Regular readers know that I have one core mantra I live by. This is that nature is not to be trusted.
People are always nattering on about wildlife being our “friends.” Do not believe this. The Disney trope is a trap.
Easter egg hunts are a little more “bear” able in Connecticut since a black bear ambled into a lawn staged for holiday fun. Giving new meaning to the term “mama bear,” she made sure her cub got ALL of the winnings. Residents made the obviously correct choice to stand back and let the mother bear and her cub sweep the field, opening plastic eggs and eating ALL of the candy.
Also looking for easy access to food, a black bear in California broke into more than two dozen homes over a seven-month time period. Research tells us that bears entered homes 67 times. This is up from previous years when they entered 45 times. Just a decade ago, they still understood boundaries and entered maybe 10 or less times annually. Obviously, they have not forgotten the “Goldilocks and the Three Bears” trespass, and they are getting even.
Never one to let humans off the hook, wildlife experts assure us that it is important not to give bears easy access to food. It will, we are told, become a bad habit, leading the animals to become unafraid of people, overweight and hooked on fast food. So, basically like people — the willy-nilly laying of candy filled eggs once a year notwithstanding.
In Pennsylvania, snakes were found in a bathroom wall at a Target store. I’m pretty sure that isn’t permitted unless they are service snakes. We are assured that the snakes are healthy and active. I can promise you that if I run into a herd of snakes while shopping, their health and well-being will not be the first thing on my mind.
Zebras that were “on the lam” in Maryland were eventually captured but not until they enjoyed four months of freedom. That’s right. It took four months to capture creatures who blend with almost nothing. So we know zebras are smart.
A turkey that had terrorized Washington, D.C., residents and attacked users of a bike trail eluded capture from five different law enforcement or wildlife agencies before finally jumping state lines and moving into Maryland.
I am not one bit surprised that multiple agencies were unable to capture and wrangle that thing. Turkeys, even domesticated, can be quite vicious. Wild turkeys are basically members of a murderous cartel.
Flashier fowl have also run afoul of the law. See what I did there? I’m a professional. A flamingo that flew away from a Kansas zoo nearly 18 years ago and has been on the run ever since was glimpsed enjoying retirement in Texas in 2022. The bird, named “Pink Floyd,” liberated himself in 2005 when staff failed to properly trim his wings. It’s clear that Floyd is thriving in the “wild.” He’s been in the pink ever since.
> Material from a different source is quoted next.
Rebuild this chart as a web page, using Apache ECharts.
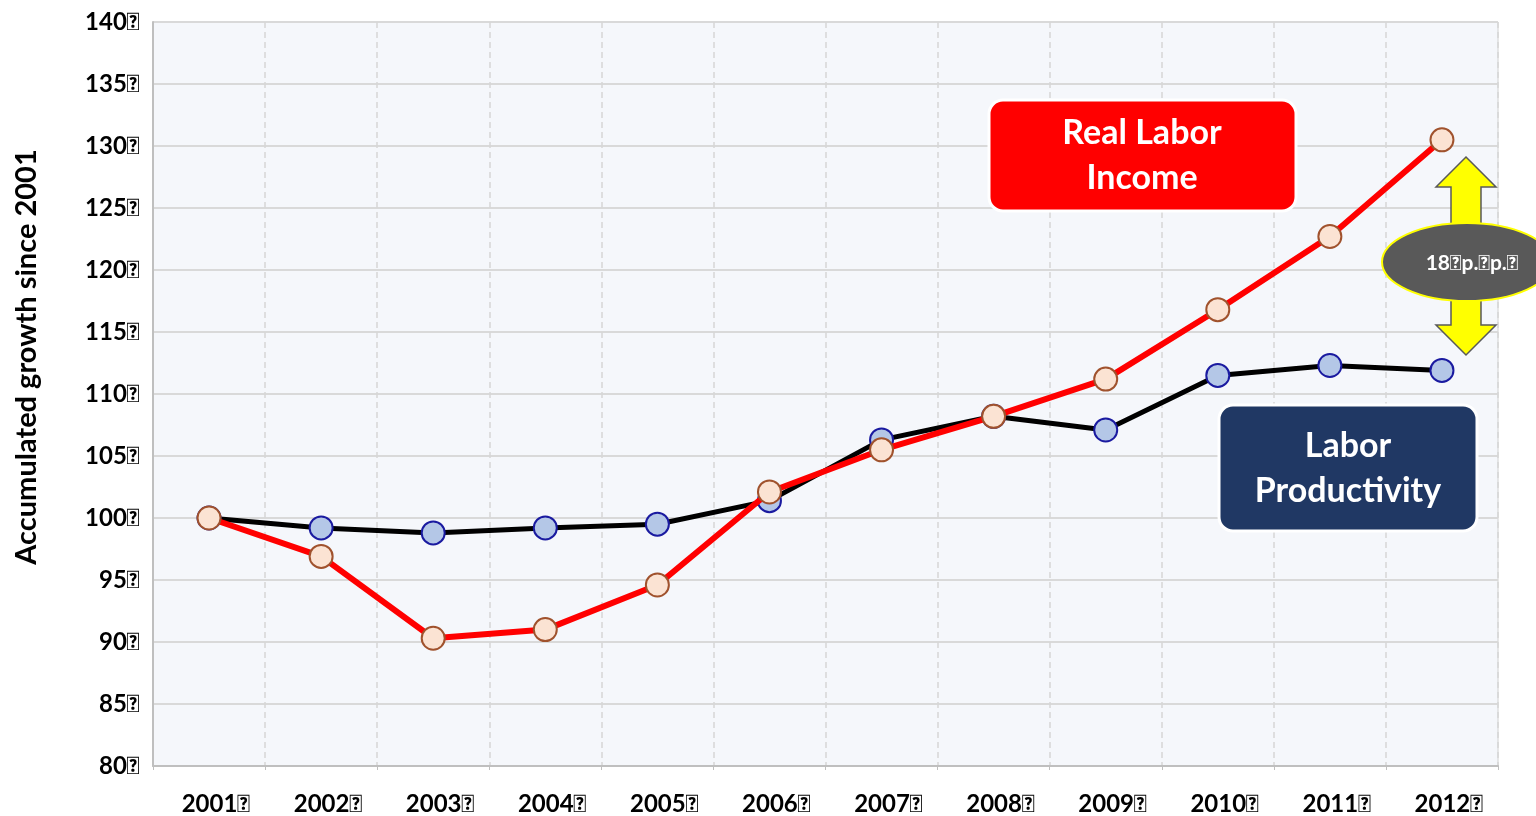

In West Virginia, raccoons drunk on fermented crab apples caused a rabies scare. That is understandable. Most people, upon seeing a stumbling raccoon obviously disoriented, are understandably going to assume “rabid” and not “can’t hold his liquor.” Kudos to the person who had to administer Breathalyzer tests to raccoons.
I do wonder if the raccoons were also picking fights with random strangers and professing their love and loyalty to everyone in the ladies restroom. That’s usually how it went in college bars, as I recall.
As someone who also cannot handle alcohol (it gives me a headache so strong I too could be mistaken as rabid), I have a number of reasons I also relate to raccoons. Raccoons and I both have dark circles, gray roots and will fight you for food.
Although there is one way raccoons and I do differ: in Florida there was a raccoon spotted riding the back of an alligator at the Ocala National Forest. I am going to pass on trying that. Gotta leave something to nature.